Search code examples
pythonarraysnumpyrankingarray-broadcasting

How to get the rank of a column in numpy 2d array?


suppose I have an array:

a = np.array([[1,2,3,4],
              [4,2,5,6],
              [6,5,0,3]])

I want to get the rank of column 0 in each row(i.e. np.array([0, 1, 3])), Is there any short way to do this?

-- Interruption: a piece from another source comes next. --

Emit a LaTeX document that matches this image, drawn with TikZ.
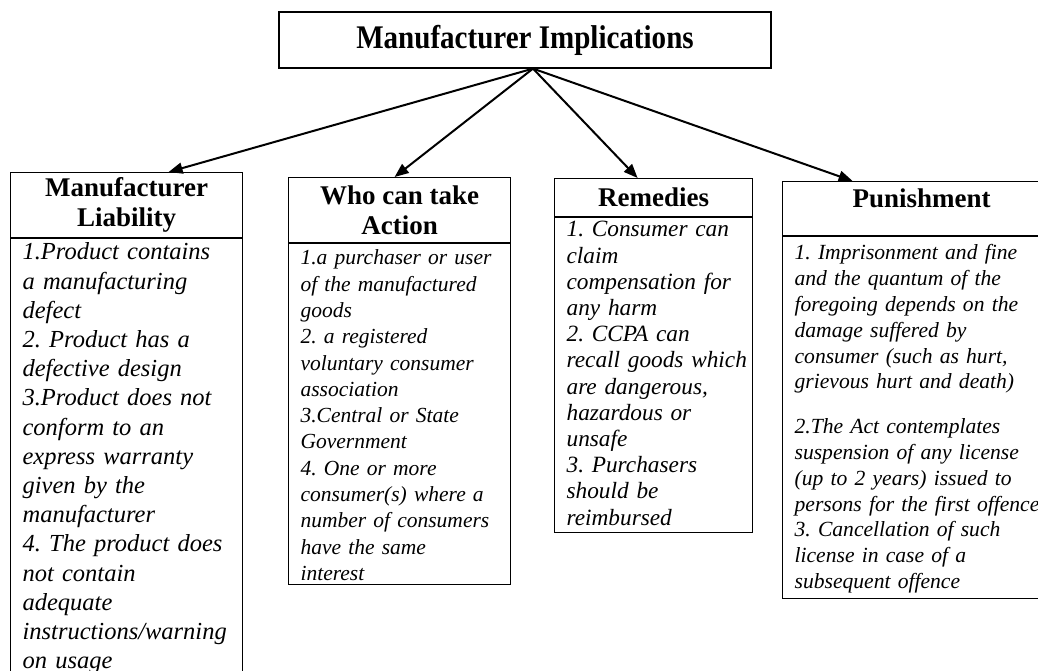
\documentclass[tikz,border=0pt]{standalone}
\usepackage{fontspec}
\setmainfont{Liberation Serif}
\usetikzlibrary{arrows.meta}
\frenchspacing

\begin{document}
\begin{tikzpicture}[x=1pt, y=-1pt,
	heading/.style={draw, line width=1.2pt, anchor=north west, align=center,
				    inner sep=0pt, font=\bfseries\fontsize{27}{30}\selectfont},
	items/.style={draw, line width=1.2pt, anchor=north west, align=left,
				  inner xsep=12pt, inner ysep=0pt},
	arr/.style={line width=2pt, -{Triangle[length=14pt, width=11pt]}}]
	\useasboundingbox (0,0) rectangle (1038,670);

	\node[draw, line width=1.2pt, minimum width=492pt, minimum height=56pt, inner sep=0pt,
		  font=\bfseries\fontsize{33}{38}\selectfont] (impl) at (525,40)
		  {\scalebox{0.88}[1]{Manufacturer Implications}};
	\coordinate (apex) at ([xshift=8pt]impl.south);

	% headings
	\node[heading, minimum width=232pt, minimum height=65pt] (h1) at (10,172) {Manufacturer\\Liability};
	\node[heading, minimum width=222pt, minimum height=65pt] (h2) at (288,177) {Who can take\\Action};
	\node[heading, minimum width=198pt, minimum height=38pt] (h3) at (554,178) {Remedies};
	\node[heading, minimum width=278pt, minimum height=54pt, text depth=20pt] (h4) at (782,181) {Punishment};

	% lists
	\node[items, text width=208pt, text height=21pt, text depth=432pt,
		  font=\itshape\fontsize{24.5}{29.2}\selectfont] (b1) at (h1.south west)
		  {1.Product contains\\a manufacturing\\defect\\2. Product has a\\defective design\\
		   3.Product does not\\conform to an\\express warranty\\given by the\\manufacturer\\
		   4. The product does\\not contain\\adequate\\instructions/warning\\on usage};
	\node[items, text width=198pt, text height=21pt, text depth=320pt,
		  font=\itshape\fontsize{21.5}{26.3}\selectfont] (b2) at (h2.south west)
		  {1.a purchaser or user\\of the manufactured\\goods\\2. a registered\\voluntary consumer\\
		   association\\3.Central or State\\Government\\4. One or more\\consumer(s) where a\\
		   number of consumers\\have the same\\interest};
	\node[items, text width=174pt, text height=19pt, text depth=296pt,
		  font=\itshape\fontsize{23.3}{26.2}\selectfont] (b3) at (h3.south west)
		  {1. Consumer can\\claim\\compensation for\\any harm\\2. CCPA can\\\mbox{recall goods which}\\
		   are dangerous,\\hazardous or\\unsafe\\3. Purchasers\\should be\\reimbursed};
	\node[items, text width=254pt, text height=23pt, text depth=339pt,
		  font=\itshape\fontsize{21.6}{25.8}\selectfont] (b4) at (h4.south west)
		  {1. Imprisonment and fine\\and the quantum of the\\foregoing depends on the\\
		   damage suffered by\\consumer (such as hurt,\\grievous hurt and death)\\[19pt]
		   2.The Act contemplates\\suspension of any license\\(up to 2 years) issued to\\
		   persons for the first offence\\3. Cancellation of such\\license in case of a\\
		   subsequent offence};

	\path[arr] (apex) edge ([xshift=42pt]h1.north);
	\path[arr] (apex) edge ([xshift=-5pt]h2.north);
	\path[arr] (apex) edge ([xshift=-16pt]h3.north);
	\path[arr] (apex) edge ([xshift=-69pt]h4.north);

\end{tikzpicture}
\end{document}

In 1d array I can use np.sum(a < a[0]) to do this, but how about 2d array? But it seems < cannot broadcast.


Solution

  • Approach #1

    Use np.argsort along the rows and look for the index 0 corresponding to the first column to give us a mask of the same shape as the input array. Finally, get the column indices of the matches (True) in the mask for the desired rank output. So, the implementation would be -

    np.where(a.argsort(1)==0)[1]
    

    Approach #2

    Another way to get the ranks of all columns in one go, would be a slight modification of the earlier method. The implementation would look like this -

    (a.argsort(1)).argsort(1)
    

    So, to get the rank of first column, index into the first column of it, like so -

    (a.argsort(1)).argsort(1)[:,0]
    

    Sample run

    In [27]: a
    Out[27]: 
    array([[1, 2, 3, 4],
           [4, 2, 5, 6],
           [6, 5, 0, 3]])
    
    In [28]: np.where(a.argsort(1)==0)[1]
    Out[28]: array([0, 1, 3])
    
    In [29]: (a.argsort(1)).argsort(1) # Ranks for all cols
    Out[29]: 
    array([[0, 1, 2, 3],
           [1, 0, 2, 3],
           [3, 2, 0, 1]])
    
    In [30]: (a.argsort(1)).argsort(1)[:,0] # Rank for first col
    Out[30]: array([0, 1, 3])
    
    In [31]: (a.argsort(1)).argsort(1)[:,1] # Rank for second col
    Out[31]: array([1, 0, 2])